Aim of the task
Print exactly the lines from the first one down to the line that contains "import plotly.graph_objects as go", both included, and skip the pictures.

Part of a data file:
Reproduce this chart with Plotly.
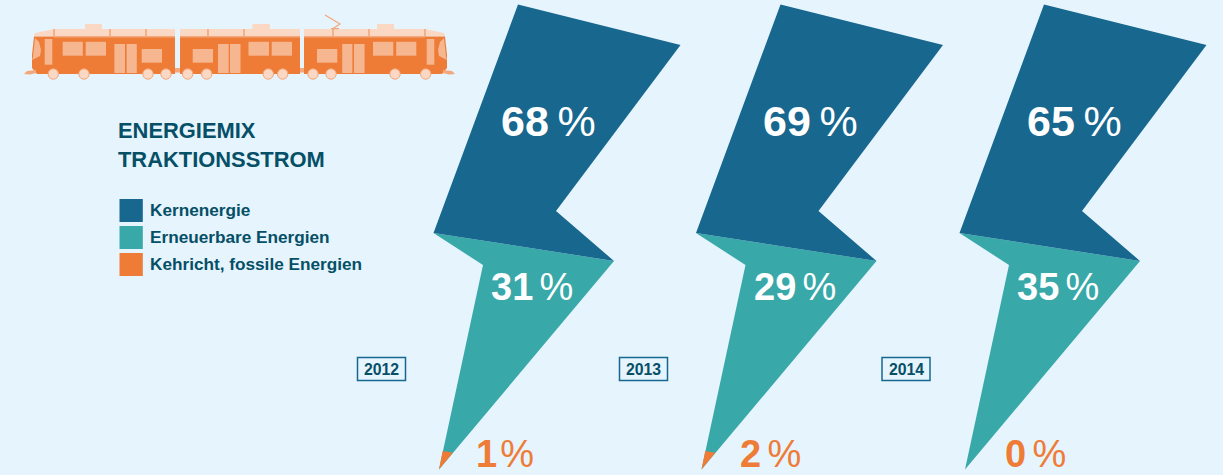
import plotly.graph_objects as go

# Energy mix of traction power, percent per year
years = ["2012", "2013", "2014"]
kernenergie = [68, 69, 65]
erneuerbar = [31, 29, 35]
kehricht = [1, 2, 0]
legend_labels = ["Kernenergie", "Erneuerbare Energien", "Kehricht, fossile Energien"]
title_lines = ["ENERGIEMIX", "TRAKTIONSSTROM"]

BG = "#E5F4FD"
BLUE = "#17678F"
TEAL = "#38A8A9"
ORANGE = "#EF7C36"
INK = "#054F67"
TRAIN_PALE = "#F5B690"
TRAIN_ROOF = "#FAD8C4"
TRAIN_EDGE = "#F3A77B"

# Lightning bolt outline, pieces share their edges
BOLT_UPPER = [(518, 4.5), (680.5, 45), (556, 211), (614, 261), (433.5, 233)]
BOLT_MIDDLE = [(433.5, 233), (614, 261), (439, 469.5), (483, 265)]
BOLT_TIP = [(439, 469.5), (442.7, 451), (452.8, 452.8)]
BOLT_STEP = [0, 262.5, 526]
TAG_STEP = [0, 262, 524.5]
LOW_LABEL_X = [505, 770, 1035]

fig = go.Figure()


def polygon(points, dx, color, name):
    xs = [p[0] + dx for p in points] + [points[0][0] + dx]
    ys = [p[1] for p in points] + [points[0][1]]
    fig.add_trace(go.Scatter(x=xs, y=ys, mode="lines", fill="toself", fillcolor=color,
                             line=dict(width=0, color=color), hoverinfo="skip",
                             name=name, showlegend=False))


def note(x, y, text, size, color, anchor="center"):
    fig.add_annotation(x=x, y=y, text=text, showarrow=False, xanchor=anchor, yanchor="middle",
                       font=dict(family="Liberation Sans", size=size, color=color),
                       xref="x", yref="y", borderpad=0, borderwidth=0)


THIN = "\u2009"
SIXTH = "\u2006"
HAIR = "\u200a"
for i, year in enumerate(years):
    dx = BOLT_STEP[i]
    polygon(BOLT_MIDDLE, dx, TEAL, "Erneuerbare Energien " + year)
    polygon(BOLT_UPPER, dx, BLUE, "Kernenergie " + year)
    if kehricht[i] > 0:
        polygon(BOLT_TIP, dx, ORANGE, "Kehricht " + year)
    note(548 + dx, 121, f"<b>{kernenergie[i]}</b>{THIN}%", 43, "white")
    note(532 + dx, 287, f"<b>{erneuerbar[i]}</b>{SIXTH}%", 38, "white")
    gap = HAIR if kehricht[i] == 1 else SIXTH
    note(LOW_LABEL_X[i], 453.5, f"<b>{kehricht[i]}</b>{gap}%", 38, ORANGE)
    # year tag
    tx = TAG_STEP[i]
    fig.add_shape(type="rect", x0=357.5 + tx, x1=405.5 + tx, y0=357.5, y1=380.5,
                  line=dict(color=BLUE, width=1.5), fillcolor="rgba(0,0,0,0)")
    note(381.7 + tx, 369, f"<b>{year}</b>", 15.8, INK)

# Heading and legend
note(118, 130.5, f"<b>{title_lines[0]}</b>", 21.9, INK, "left")
note(118, 159.5, f"<b>{title_lines[1]}</b>", 21.9, INK, "left")
for label, color, top in zip(legend_labels, [BLUE, TEAL, ORANGE], [199, 226, 253]):
    fig.add_shape(type="rect", x0=119.5, x1=142.8, y0=top, y1=top + 23,
                  line=dict(width=0), fillcolor=color)
    note(150, top + 11.2, f"<b>{label}</b>", 17.2, INK, "left")


# Tram pictogram built from plain shapes
def rect(x0, y0, x1, y1, color):
    fig.add_shape(type="rect", x0=x0, x1=x1, y0=y0, y1=y1, line=dict(width=0), fillcolor=color)


def path(points, color, closed=True, line_color=None, width=0):
    d = "M " + " L ".join(f"{x},{y}" for x, y in points) + (" Z" if closed else "")
    fig.add_shape(type="path", path=d, fillcolor=color if closed else "rgba(0,0,0,0)",
                  line=dict(width=width, color=line_color or color))


def wheel(cx):
    fig.add_shape(type="circle", x0=cx - 5.2, x1=cx + 5.2, y0=68.8, y1=79.2,
                  fillcolor=TRAIN_ROOF, line=dict(color=TRAIN_EDGE, width=1))


def end_car(m):
    """Driving car; m maps an x of the left car onto the wanted side."""
    path([(m(34), 36.5), (m(175), 36.5), (m(175), 74), (m(37), 74), (m(32), 68), (m(32), 55)], ORANGE)
    path([(m(35), 33), (m(54), 29), (m(175), 29), (m(175), 36), (m(34), 36)], TRAIN_ROOF)
    rect(m(85), 24, m(102), 29, TRAIN_ROOF)
    for x in (54, 110, 146):
        rect(m(x - 0.8), 29, m(x + 0.8), 37, TRAIN_EDGE)
    rect(m(54), 36, m(175), 37.5, TRAIN_EDGE)
    path([(m(33), 57), (m(35), 38), (m(39), 42), (m(41), 50), (m(40), 56), (m(32), 60)], TRAIN_PALE)
    for box in [(44.7, 39, 52.3, 64.7), (62.7, 41.8, 82.8, 55.7), (85.7, 41.8, 106, 55.7),
                (114.4, 44, 125, 73), (126.6, 44, 136.8, 73), (141.7, 49, 162, 62.7)]:
        rect(m(box[0]), box[1], m(box[2]), box[3], TRAIN_PALE)
    path([(m(24), 74), (m(27), 71), (m(36), 70), (m(36), 73), (m(30), 74.5)], TRAIN_EDGE)
    for cx in (53.3, 84, 148, 166):
        wheel(m(cx))


rect(174, 68, 181, 72.5, TRAIN_EDGE)
rect(299, 68, 305, 72.5, TRAIN_EDGE)
end_car(lambda x: x)
end_car(lambda x: 479 - x)

# Middle car
rect(180, 36.5, 300, 74, ORANGE)
rect(180, 29, 300, 36, TRAIN_ROOF)
rect(180, 36, 300, 37.5, TRAIN_EDGE)
rect(252.3, 24, 270, 29, TRAIN_ROOF)
for x in (208, 244):
    rect(x - 0.8, 29, x + 0.8, 37, TRAIN_EDGE)
for box in [(192.7, 49, 213, 62.7), (218, 44, 228.7, 73), (230, 44, 240.5, 73),
            (248.5, 41.8, 269, 55.7), (271.7, 41.8, 292, 55.7)]:
    rect(*box, TRAIN_PALE)
for cx in (187.7, 206.7, 268.3, 282.7):
    wheel(cx)

# Pantograph
path([(325, 15), (340, 24), (333, 28.5)], "", closed=False, line_color=TRAIN_EDGE, width=1.2)
rect(331, 28, 339, 29.2, TRAIN_EDGE)

fig.update_layout(
    width=1223, height=475, margin=dict(l=0, r=0, t=0, b=0),
    paper_bgcolor=BG, plot_bgcolor=BG, showlegend=False,
    xaxis=dict(range=[0, 1223], visible=False, fixedrange=True),
    yaxis=dict(range=[475, 0], visible=False, fixedrange=True),
)
fig.write_html("out.html", config={"displayModeBar": False})
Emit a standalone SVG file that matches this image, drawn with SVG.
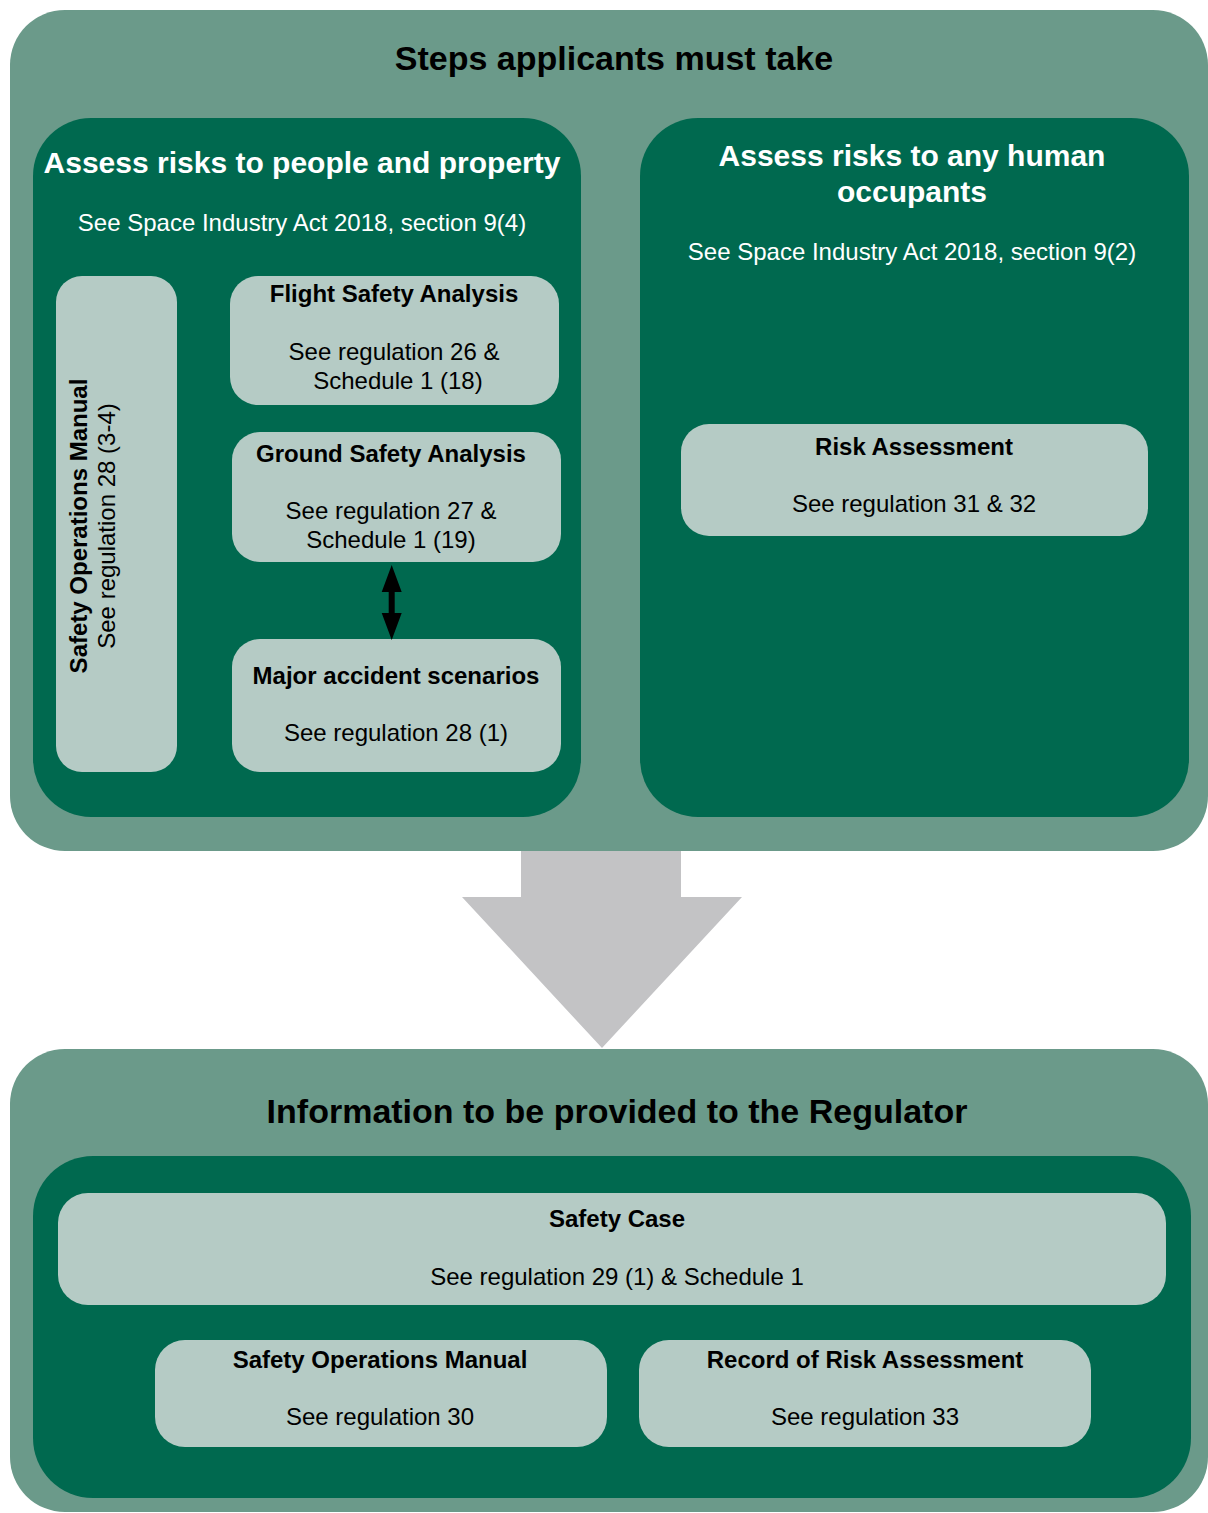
<svg xmlns="http://www.w3.org/2000/svg" width="1208" height="1513" viewBox="0 0 1208 1513">
  <style>
    .outer { fill: #6b9a8a; }
    .panel { fill: #00694f; }
    .card { fill: #b5cbc5; }
    text { font-family: "Liberation Sans", Arial, sans-serif; text-anchor: middle; }
    .h1 { font-size: 34px; font-weight: bold; fill: #000; }
    .h2 { font-size: 30px; font-weight: bold; fill: #fff; }
    .sub { font-size: 24px; fill: #fff; }
    .ttl { font-size: 24px; font-weight: bold; fill: #000; }
    .txt { font-size: 24px; fill: #000; }
  </style>
  <rect width="1208" height="1513" fill="#ffffff"/>

  <!-- Steps applicants must take -->
  <g id="steps">
    <rect class="outer" x="10" y="10" width="1198" height="841" rx="55"/>
    <text class="h1" x="614" y="70">Steps applicants must take</text>
  </g>

  <g id="people-property">
    <rect class="panel" x="33" y="118" width="548" height="699" rx="58"/>
    <text class="h2" x="302" y="173">Assess risks to people and property</text>
    <text class="sub" x="302" y="231">See Space Industry Act 2018, section 9(4)</text>
  </g>

  <g id="human-occupants">
    <rect class="panel" x="640" y="118" width="549" height="699" rx="58"/>
    <text class="h2" x="912" y="166">Assess risks to any human</text>
    <text class="h2" x="912" y="202">occupants</text>
    <text class="sub" x="912" y="260">See Space Industry Act 2018, section 9(2)</text>
  </g>

  <g id="safety-ops-manual-side">
    <rect class="card" x="56" y="276" width="121" height="496" rx="26"/>
    <text class="ttl" transform="translate(87 526) rotate(-90)">Safety Operations Manual</text>
    <text class="txt" transform="translate(115 526) rotate(-90)">See regulation 28 (3-4)</text>
  </g>

  <g id="flight-safety">
    <rect class="card" x="230" y="276" width="329" height="129" rx="28"/>
    <text class="ttl" x="394" y="302">Flight Safety Analysis</text>
    <text class="txt" x="394" y="360">See regulation 26 &amp;</text>
    <text class="txt" x="398" y="389">Schedule 1 (18)</text>
  </g>

  <g id="ground-safety">
    <rect class="card" x="232" y="432" width="329" height="130" rx="28"/>
    <text class="ttl" x="391" y="462">Ground Safety Analysis</text>
    <text class="txt" x="391" y="519">See regulation 27 &amp;</text>
    <text class="txt" x="391" y="548">Schedule 1 (19)</text>
  </g>

  <g id="major-accident">
    <rect class="card" x="232" y="639" width="329" height="133" rx="28"/>
    <text class="ttl" x="396" y="684">Major accident scenarios</text>
    <text class="txt" x="396" y="741">See regulation 28 (1)</text>
  </g>

  <g id="risk-assessment">
    <rect class="card" x="681" y="424" width="467" height="112" rx="28"/>
    <text class="ttl" x="914" y="455">Risk Assessment</text>
    <text class="txt" x="914" y="512">See regulation 31 &amp; 32</text>
  </g>

  <!-- Information to be provided to the Regulator -->
  <g id="information">
    <rect class="outer" x="10" y="1049" width="1198" height="463" rx="55"/>
    <text class="h1" x="617" y="1123">Information to be provided to the Regulator</text>
    <rect class="panel" x="33" y="1156" width="1158" height="342" rx="60"/>
  </g>

  <g id="safety-case">
    <rect class="card" x="58" y="1193" width="1108" height="112" rx="30"/>
    <text class="ttl" x="617" y="1227">Safety Case</text>
    <text class="txt" x="617" y="1285">See regulation 29 (1) &amp; Schedule 1</text>
  </g>

  <g id="safety-ops-manual">
    <rect class="card" x="155" y="1340" width="452" height="107" rx="30"/>
    <text class="ttl" x="380" y="1368">Safety Operations Manual</text>
    <text class="txt" x="380" y="1425">See regulation 30</text>
  </g>

  <g id="record-risk">
    <rect class="card" x="639" y="1340" width="452" height="107" rx="30"/>
    <text class="ttl" x="865" y="1368">Record of Risk Assessment</text>
    <text class="txt" x="865" y="1425">See regulation 33</text>
  </g>

  <g id="connectors">
    <!-- two-headed link between ground safety and major accident scenarios -->
    <polygon fill="#000" points="391.7,565 401.7,592 394.7,592 394.7,613 401.7,613 391.7,640 381.7,613 388.7,613 388.7,592 381.7,592"/>
    <!-- block arrow from the steps to the information -->
    <polygon fill="#c3c3c5" points="521,851 681,851 681,897 742,897 602,1048 462,897 521,897"/>
  </g>
</svg>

Solution to this exercise
Reproduce this chart with Plotly.
import plotly.graph_objects as go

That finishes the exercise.